Pour Augustin, l'humain est un bien qui commet le mal et pourtant toutes ses insatisfactions sont la preuve de cette quête du bonheur, donc du bien. Servir le bien devint dans la philosophie de l'évêque d'Hippone une nécessité pour arriver à l'au-delà de ce duo qui est bien et du mal.
L'interprétation que nous pouvons faire de la pensée augustinienne sur ce sujet consiste non à voir dans sa philosophie un refus total de l'existence du mal mais une participation active pour le vaincre le mal via le bien véritable qui consiste à réaliser par la grâce les desseins de Dieu(7).
Mohamed-Arbi Nsiri
(Université Paris-Nanterre)
1) P. Brown, La vie de Saint Augustin (nouvelle édition augmentée), Paris, Edition du Seuil, 2001, p. 205-237.
2) Augustin, Œuvres, tome I, Lucien Jerphagnon (dir.), Paris, Gallimard, coll. Bibliothèque de la Pléiade, 1998, p. 809-810.

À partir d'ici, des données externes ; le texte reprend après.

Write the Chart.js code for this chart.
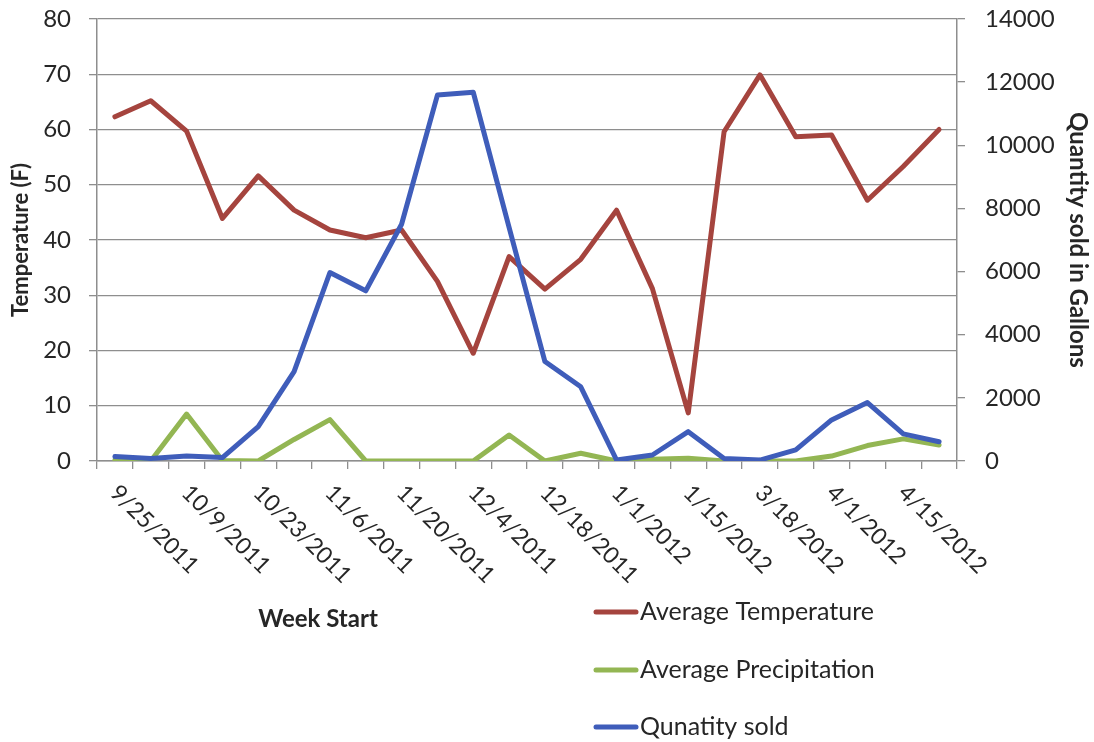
<!DOCTYPE html>
<html>
<head>
<meta charset="utf-8">
<title>Weekly temperature, precipitation and quantity sold</title>
<script src="https://cdn.jsdelivr.net/npm/chart.js@4.4.1/dist/chart.umd.min.js"></script>
<style>
  html, body { margin: 0; padding: 0; background: #ffffff; }
  #wrap { width: 1094px; height: 742px; }
</style>
</head>
<body>
<div id="wrap"><canvas id="chart" width="1094" height="742"></canvas></div>
<script>
// Week start dates (every other one is labelled on the axis)
const weeks = [
  '9/25/2011', '10/2/2011', '10/9/2011', '10/16/2011', '10/23/2011', '10/30/2011',
  '11/6/2011', '11/13/2011', '11/20/2011', '11/27/2011', '12/4/2011', '12/11/2011',
  '12/18/2011', '12/25/2011', '1/1/2012', '1/8/2012', '1/15/2012', '3/11/2012',
  '3/18/2012', '3/25/2012', '4/1/2012', '4/8/2012', '4/15/2012', '4/22/2012'
];

// Average temperature (F), left axis
const avgTemperature = [
  62.3, 65.2, 59.7, 43.9, 51.6, 45.4, 41.8, 40.4, 41.8, 32.5, 19.5, 37.0,
  31.1, 36.5, 45.4, 31.2, 8.7, 59.6, 69.9, 58.7, 59.0, 47.2, 53.3, 60.0
];

// Average precipitation, left axis
const avgPrecipitation = [
  0.2, 0.0, 8.5, 0.1, 0.0, 3.9, 7.5, 0.0, 0.0, 0.0, 0.0, 4.7,
  0.0, 1.4, 0.0, 0.3, 0.5, 0.0, 0.0, 0.0, 0.9, 2.8, 4.0, 2.9
];

// Quantity sold in gallons, right axis
const quantitySold = [
  140, 80, 160, 110, 1090, 2830, 5970, 5390, 7500, 11590, 11680, 7400,
  3150, 2350, 30, 190, 930, 80, 30, 350, 1300, 1850, 860, 610
];

// Axis tick values
const tempTicks = [0, 10, 20, 30, 40, 50, 60, 70, 80];
const qtyTicks = [0, 2000, 4000, 6000, 8000, 10000, 12000, 14000];

const seriesNames = ['Average Temperature', 'Average Precipitation', 'Qunatity sold'];
const seriesColors = ['#A5443E', '#93B653', '#3F5DBA'];

const FONT = 'Lato, "Open Sans", "DejaVu Sans", sans-serif';
const TEXT = '#262626';
const GRID = '#8e8e8e';

// Rotated week labels, the x-axis caption and the stacked legend
const extrasPlugin = {
  id: 'extras',
  afterDraw(chart) {
    const ctx = chart.ctx;
    const xs = chart.scales.x;
    ctx.save();
    ctx.fillStyle = TEXT;
    ctx.font = '23px ' + FONT;
    ctx.textAlign = 'left';
    ctx.textBaseline = 'middle';
    weeks.forEach((w, i) => {
      if (i % 2 !== 0) return;
      const px = xs.getPixelForValue(i);
      ctx.save();
      ctx.translate(px - 1, xs.top + 28);
      ctx.rotate(Math.PI / 4);
      ctx.fillText(w, 0, 0);
      ctx.restore();
    });

    // axis caption
    ctx.font = 'bold 24px ' + FONT;
    ctx.textAlign = 'center';
    ctx.fillText('Week Start', 318, 619);

    // legend
    const rows = [612, 670, 727];
    ctx.font = '25px ' + FONT;
    ctx.textAlign = 'left';
    chart.data.datasets.forEach((ds, i) => {
      const y = rows[i];
      ctx.strokeStyle = ds.borderColor;
      ctx.lineWidth = 5;
      ctx.lineCap = 'round';
      ctx.beginPath();
      ctx.moveTo(596, y);
      ctx.lineTo(636, y);
      ctx.stroke();
      ctx.fillStyle = TEXT;
      ctx.fillText(ds.label, 640, y);
    });
    ctx.restore();
  }
};

const lineStyle = {
  borderWidth: 5,
  pointRadius: 0,
  pointHoverRadius: 0,
  tension: 0,
  fill: false,
  borderJoinStyle: 'round',
  borderCapStyle: 'round'
};

// fixed axis box sizes so the plot area sits at a known place
function fixVertical(width) {
  return function (scale) {
    scale.width = width;
    scale.paddingTop = 0;
    scale.paddingBottom = 0;
  };
}

new Chart(document.getElementById('chart'), {
  type: 'line',
  data: {
    labels: weeks,
    datasets: [
      Object.assign({ label: seriesNames[0], data: avgTemperature, borderColor: seriesColors[0], backgroundColor: seriesColors[0], yAxisID: 'y', order: 3 }, lineStyle),
      Object.assign({ label: seriesNames[1], data: avgPrecipitation, borderColor: seriesColors[1], backgroundColor: seriesColors[1], yAxisID: 'y', order: 2 }, lineStyle),
      Object.assign({ label: seriesNames[2], data: quantitySold, borderColor: seriesColors[2], backgroundColor: seriesColors[2], yAxisID: 'y1', order: 1 }, lineStyle)
    ]
  },
  options: {
    responsive: false,
    animation: false,
    devicePixelRatio: 1,
    layout: { padding: { top: 19, left: 0, right: 0, bottom: 0 } },
    plugins: {
      legend: { display: false },
      tooltip: { enabled: false }
    },
    scales: {
      x: {
        type: 'category',
        offset: true,
        grid: { display: true, offset: true, drawOnChartArea: false, drawTicks: true, tickLength: 8, color: GRID, lineWidth: 1.3 },
        border: { display: true, color: GRID, width: 1.5 },
        ticks: { display: false, autoSkip: false },
        afterFit(scale) { scale.height = 281; }
      },
      y: {
        position: 'left',
        min: tempTicks[0],
        max: tempTicks[tempTicks.length - 1],
        afterBuildTicks(scale) { scale.ticks = tempTicks.map(v => ({ value: v })); },
        grid: { color: GRID, lineWidth: 1.3, drawTicks: true, tickLength: 8 },
        border: { display: true, color: GRID, width: 1.5 },
        ticks: { color: TEXT, font: { family: FONT, size: 24 }, padding: 18, callback: v => String(v) },
        title: { display: true, text: 'Temperature (F)', color: TEXT, font: { family: FONT, size: 22, weight: 'bold' }, padding: { top: 8, bottom: 0 } },
        afterFit: fixVertical(97)
      },
      y1: {
        position: 'right',
        min: qtyTicks[0],
        max: qtyTicks[qtyTicks.length - 1],
        afterBuildTicks(scale) { scale.ticks = qtyTicks.map(v => ({ value: v })); },
        grid: { drawOnChartArea: false, drawTicks: true, tickLength: 8, color: GRID, lineWidth: 1.3 },
        border: { display: true, color: GRID, width: 1.5 },
        ticks: { color: TEXT, font: { family: FONT, size: 24 }, padding: 20, callback: v => String(v) },
        title: { display: true, text: 'Quantity sold in Gallons', color: TEXT, font: { family: FONT, size: 24, weight: 'bold' }, padding: { top: 2, bottom: 0 } },
        afterFit: fixVertical(137)
      }
    }
  },
  plugins: [extrasPlugin]
});
</script>
</body>
</html>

3) P. Cambronne, « Le Vol des poires et les effets de Miroir dans Les Confessions de saint Augustin », in Serge Lancel (dir.), Saint Augustin, la Numidie et la société de son temps, Bordeaux, Ausonius, 2005, p. 145-152.
4) F. Decret, Mani et la tradition manichéenne, Paris, Edition du Seuil, 2005 (2e édition).
5) M. Sourisse, « Saint augustin et le problème du mal : la polémique anti-manichéenne », Imaginaire & Inconscient, 19/1, 2007, p. 109-124.
6) Augustin, Œuvres, tome III, Lucien Jerphagnon (dir.), Paris, Gallimard, coll. Bibliothèque de la Pléiade, 2002, p. 920-921.
7) P. Cambronne, « Unde Malum ? Augustin et les questions sur le Mal. Des Philosophies classiques à la Théologie (ou : du Labyrinthe des Confessions, VII, V-VII à la "Tapisserie" de la Cité de Dieu, V, XI) », Revue des Etudes Anciennes, 96/3-4, 1994, p. 511-535.